▶
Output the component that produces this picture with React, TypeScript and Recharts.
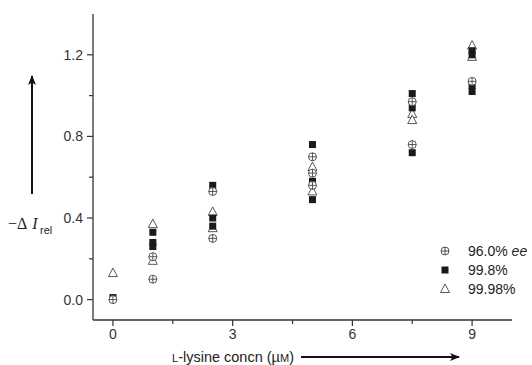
import * as React from 'react';
import { ScatterChart, Scatter, XAxis, YAxis } from 'recharts';

// 96.0% ee (circle with cross)
const ee960X = [0, 1, 1, 2.5, 2.5, 5, 5, 5, 7.5, 7.5, 9];
const ee960Y = [0.0, 0.21, 0.10, 0.53, 0.30, 0.70, 0.62, 0.56, 0.97, 0.76, 1.07];

// 99.8% (filled square)
const ee998X = [0, 1, 1, 1, 2.5, 2.5, 2.5, 5, 5, 5, 7.5, 7.5, 7.5, 9, 9, 9, 9];
const ee998Y = [0.01, 0.33, 0.28, 0.26, 0.56, 0.40, 0.36, 0.76, 0.58, 0.49, 1.01, 0.94, 0.72, 1.22, 1.20, 1.05, 1.02];

// 99.98% (open triangle)
const ee9998X = [0, 1, 1, 2.5, 2.5, 5, 5, 7.5, 7.5, 9, 9];
const ee9998Y = [0.13, 0.37, 0.19, 0.43, 0.35, 0.65, 0.53, 0.91, 0.88, 1.245, 1.19];

const xTicks = [0, 1.5, 3, 4.5, 6, 7.5, 9];
const xMajor = [0, 3, 6, 9];
const yTicks = [0, 0.2, 0.4, 0.6, 0.8, 1.0, 1.2];
const yMajor = [0, 0.4, 0.8, 1.2];

const toPoints = (xs: number[], ys: number[]) => xs.map((x, i) => ({ x, y: ys[i] }));

const AXIS = '#333';
const SANS = 'Liberation Sans, Arial, Helvetica, sans-serif';

const CircleCross = (p: any) => {
  const { cx, cy } = p;
  return (
    <g>
      <circle cx={cx} cy={cy} r={4} fill="#fff" stroke="#444" strokeWidth={0.9} />
      <line x1={cx - 4} x2={cx + 4} y1={cy} y2={cy} stroke="#444" strokeWidth={0.9} />
      <line x1={cx} x2={cx} y1={cy - 4} y2={cy + 4} stroke="#444" strokeWidth={0.9} />
    </g>
  );
};

const FilledSquare = (p: any) => {
  const { cx, cy } = p;
  return <rect x={cx - 3.5} y={cy - 3.5} width={7} height={7} fill="#1a1a1a" />;
};

const OpenTriangle = (p: any) => {
  const { cx, cy } = p;
  return (
    <path
      d={`M${cx},${cy - 5} L${cx + 4.5},${cy + 3.5} L${cx - 4.5},${cy + 3.5} Z`}
      fill="#fff"
      stroke="#444"
      strokeWidth={0.9}
    />
  );
};

const XTick = (p: any) => {
  const { x, y, payload } = p;
  const major = xMajor.includes(payload.value);
  return (
    <g>
      <line x1={x} x2={x} y1={y} y2={y + (major ? 6 : 4)} stroke={AXIS} strokeWidth={1.2} />
      {major && (
        <text x={x} y={y + 19} textAnchor="middle" fontSize={14} fill={AXIS} fontFamily={SANS}>
          {payload.value}
        </text>
      )}
    </g>
  );
};

const YTick = (p: any) => {
  const { x, y, payload } = p;
  const major = yMajor.some((v) => Math.abs(v - payload.value) < 1e-6);
  return (
    <g>
      <line x1={x - (major ? 6 : 4)} x2={x} y1={y} y2={y} stroke={AXIS} strokeWidth={1.2} />
      {major && (
        <text x={x - 10} y={y + 5} textAnchor="end" fontSize={14} fill={AXIS} fontFamily={SANS}>
          {payload.value.toFixed(1)}
        </text>
      )}
    </g>
  );
};

const legendItems = [
  { key: 'c', label: '96.0% ', italic: 'ee', Shape: CircleCross },
  { key: 's', label: '99.8%', italic: '', Shape: FilledSquare },
  { key: 't', label: '99.98%', italic: '', Shape: OpenTriangle },
];

export default function App() {
  return (
    <div style={{ position: 'relative', width: 532, height: 365, background: '#fff', overflow: 'hidden' }}>
      <style>{'body{margin:0}'}</style>
      <ScatterChart width={532} height={365} margin={{ top: 14, right: 20, left: 0, bottom: 15 }}>
        <XAxis
          type="number"
          dataKey="x"
          domain={[-0.5, 10]}
          ticks={xTicks}
          interval={0}
          tick={<XTick />}
          tickLine={false}
          tickSize={0}
          tickMargin={0}
          height={30}
          axisLine={{ stroke: AXIS, strokeWidth: 1.3 }}
        />
        <YAxis
          type="number"
          dataKey="y"
          domain={[-0.1, 1.4]}
          ticks={yTicks}
          interval={0}
          tick={<YTick />}
          tickLine={false}
          tickSize={0}
          tickMargin={0}
          width={93}
          axisLine={{ stroke: AXIS, strokeWidth: 1.3 }}
        />
        <Scatter name="99.98%" data={toPoints(ee9998X, ee9998Y)} shape={OpenTriangle} isAnimationActive={false} />
        <Scatter name="99.8%" data={toPoints(ee998X, ee998Y)} shape={FilledSquare} isAnimationActive={false} />
        <Scatter name="96.0% ee" data={toPoints(ee960X, ee960Y)} shape={CircleCross} isAnimationActive={false} />
      </ScatterChart>
      <svg
        width={532}
        height={365}
        style={{ position: 'absolute', left: 0, top: 0, pointerEvents: 'none' }}
      >
        <defs>
          <marker id="ah" markerWidth="10" markerHeight="8" refX="9" refY="4" orient="auto" markerUnits="userSpaceOnUse">
            <path d="M0,0 L10,4 L0,8 L2.5,4 Z" fill="#111" />
          </marker>
        </defs>
        {/* legend */}
        {legendItems.map((it, i) => {
          const cy = 251 + i * 19;
          const S = it.Shape;
          return (
            <g key={it.key}>
              <S cx={445} cy={cy} />
              <text x={468} y={cy + 5} fontSize={14} fill="#222" fontFamily={SANS}>
                {it.label}
                {it.italic && <tspan fontStyle="italic">{it.italic}</tspan>}
              </text>
            </g>
          );
        })}
        {/* y label */}
        <line x1={32} y1={194} x2={32} y2={76} stroke="#111" strokeWidth={2} markerEnd="url(#ah)" />
        <text x={8} y={229} fontSize={16} fill="#222" fontFamily="Liberation Serif, Times New Roman, serif">
          −Δ<tspan dx={5} fontStyle="italic">I</tspan>
        </text>
        <text x={40} y={234} fontSize={11} fill="#222" fontFamily={SANS}>rel</text>
        {/* x label */}
        <text x={172} y={362} fontSize={14.5} fill="#222" fontFamily={SANS}>
          <tspan fontSize={11}>L</tspan>-lysine concn (µ<tspan fontSize={11}>M</tspan>)
        </text>
        <line x1={301} y1={357} x2={459} y2={357} stroke="#111" strokeWidth={2} markerEnd="url(#ah)" />
      </svg>
    </div>
  );
}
◀
EXERCISE PROMPT:
Reproduce the full material exactly, excluding the pictures.

FINAL RESULT:
Output the component that produces this picture with React, TypeScript and Recharts.
import * as React from 'react';
import { ScatterChart, Scatter, XAxis, YAxis } from 'recharts';

// 96.0% ee (circle with cross)
const ee960X = [0, 1, 1, 2.5, 2.5, 5, 5, 5, 7.5, 7.5, 9];
const ee960Y = [0.0, 0.21, 0.10, 0.53, 0.30, 0.70, 0.62, 0.56, 0.97, 0.76, 1.07];

// 99.8% (filled square)
const ee998X = [0, 1, 1, 1, 2.5, 2.5, 2.5, 5, 5, 5, 7.5, 7.5, 7.5, 9, 9, 9, 9];
const ee998Y = [0.01, 0.33, 0.28, 0.26, 0.56, 0.40, 0.36, 0.76, 0.58, 0.49, 1.01, 0.94, 0.72, 1.22, 1.20, 1.05, 1.02];

// 99.98% (open triangle)
const ee9998X = [0, 1, 1, 2.5, 2.5, 5, 5, 7.5, 7.5, 9, 9];
const ee9998Y = [0.13, 0.37, 0.19, 0.43, 0.35, 0.65, 0.53, 0.91, 0.88, 1.245, 1.19];

const xTicks = [0, 1.5, 3, 4.5, 6, 7.5, 9];
const xMajor = [0, 3, 6, 9];
const yTicks = [0, 0.2, 0.4, 0.6, 0.8, 1.0, 1.2];
const yMajor = [0, 0.4, 0.8, 1.2];

const toPoints = (xs: number[], ys: number[]) => xs.map((x, i) => ({ x, y: ys[i] }));

const AXIS = '#333';
const SANS = 'Liberation Sans, Arial, Helvetica, sans-serif';

const CircleCross = (p: any) => {
  const { cx, cy } = p;
  return (
    <g>
      <circle cx={cx} cy={cy} r={4} fill="#fff" stroke="#444" strokeWidth={0.9} />
      <line x1={cx - 4} x2={cx + 4} y1={cy} y2={cy} stroke="#444" strokeWidth={0.9} />
      <line x1={cx} x2={cx} y1={cy - 4} y2={cy + 4} stroke="#444" strokeWidth={0.9} />
    </g>
  );
};

const FilledSquare = (p: any) => {
  const { cx, cy } = p;
  return <rect x={cx - 3.5} y={cy - 3.5} width={7} height={7} fill="#1a1a1a" />;
};

const OpenTriangle = (p: any) => {
  const { cx, cy } = p;
  return (
    <path
      d={`M${cx},${cy - 5} L${cx + 4.5},${cy + 3.5} L${cx - 4.5},${cy + 3.5} Z`}
      fill="#fff"
      stroke="#444"
      strokeWidth={0.9}
    />
  );
};

const XTick = (p: any) => {
  const { x, y, payload } = p;
  const major = xMajor.includes(payload.value);
  return (
    <g>
      <line x1={x} x2={x} y1={y} y2={y + (major ? 6 : 4)} stroke={AXIS} strokeWidth={1.2} />
      {major && (
        <text x={x} y={y + 19} textAnchor="middle" fontSize={14} fill={AXIS} fontFamily={SANS}>
          {payload.value}
        </text>
      )}
    </g>
  );
};

const YTick = (p: any) => {
  const { x, y, payload } = p;
  const major = yMajor.some((v) => Math.abs(v - payload.value) < 1e-6);
  return (
    <g>
      <line x1={x - (major ? 6 : 4)} x2={x} y1={y} y2={y} stroke={AXIS} strokeWidth={1.2} />
      {major && (
        <text x={x - 10} y={y + 5} textAnchor="end" fontSize={14} fill={AXIS} fontFamily={SANS}>
          {payload.value.toFixed(1)}
        </text>
      )}
    </g>
  );
};

const legendItems = [
  { key: 'c', label: '96.0% ', italic: 'ee', Shape: CircleCross },
  { key: 's', label: '99.8%', italic: '', Shape: FilledSquare },
  { key: 't', label: '99.98%', italic: '', Shape: OpenTriangle },
];

export default function App() {
  return (
    <div style={{ position: 'relative', width: 532, height: 365, background: '#fff', overflow: 'hidden' }}>
      <style>{'body{margin:0}'}</style>
      <ScatterChart width={532} height={365} margin={{ top: 14, right: 20, left: 0, bottom: 15 }}>
        <XAxis
          type="number"
          dataKey="x"
          domain={[-0.5, 10]}
          ticks={xTicks}
          interval={0}
          tick={<XTick />}
          tickLine={false}
          tickSize={0}
          tickMargin={0}
          height={30}
          axisLine={{ stroke: AXIS, strokeWidth: 1.3 }}
        />
        <YAxis
          type="number"
          dataKey="y"
          domain={[-0.1, 1.4]}
          ticks={yTicks}
          interval={0}
          tick={<YTick />}
          tickLine={false}
          tickSize={0}
          tickMargin={0}
          width={93}
          axisLine={{ stroke: AXIS, strokeWidth: 1.3 }}
        />
        <Scatter name="99.98%" data={toPoints(ee9998X, ee9998Y)} shape={OpenTriangle} isAnimationActive={false} />
        <Scatter name="99.8%" data={toPoints(ee998X, ee998Y)} shape={FilledSquare} isAnimationActive={false} />
        <Scatter name="96.0% ee" data={toPoints(ee960X, ee960Y)} shape={CircleCross} isAnimationActive={false} />
      </ScatterChart>
      <svg
        width={532}
        height={365}
        style={{ position: 'absolute', left: 0, top: 0, pointerEvents: 'none' }}
      >
        <defs>
          <marker id="ah" markerWidth="10" markerHeight="8" refX="9" refY="4" orient="auto" markerUnits="userSpaceOnUse">
            <path d="M0,0 L10,4 L0,8 L2.5,4 Z" fill="#111" />
          </marker>
        </defs>
        {/* legend */}
        {legendItems.map((it, i) => {
          const cy = 251 + i * 19;
          const S = it.Shape;
          return (
            <g key={it.key}>
              <S cx={445} cy={cy} />
              <text x={468} y={cy + 5} fontSize={14} fill="#222" fontFamily={SANS}>
                {it.label}
                {it.italic && <tspan fontStyle="italic">{it.italic}</tspan>}
              </text>
            </g>
          );
        })}
        {/* y label */}
        <line x1={32} y1={194} x2={32} y2={76} stroke="#111" strokeWidth={2} markerEnd="url(#ah)" />
        <text x={8} y={229} fontSize={16} fill="#222" fontFamily="Liberation Serif, Times New Roman, serif">
          −Δ<tspan dx={5} fontStyle="italic">I</tspan>
        </text>
        <text x={40} y={234} fontSize={11} fill="#222" fontFamily={SANS}>rel</text>
        {/* x label */}
        <text x={172} y={362} fontSize={14.5} fill="#222" fontFamily={SANS}>
          <tspan fontSize={11}>L</tspan>-lysine concn (µ<tspan fontSize={11}>M</tspan>)
        </text>
        <line x1={301} y1={357} x2={459} y2={357} stroke="#111" strokeWidth={2} markerEnd="url(#ah)" />
      </svg>
    </div>
  );
}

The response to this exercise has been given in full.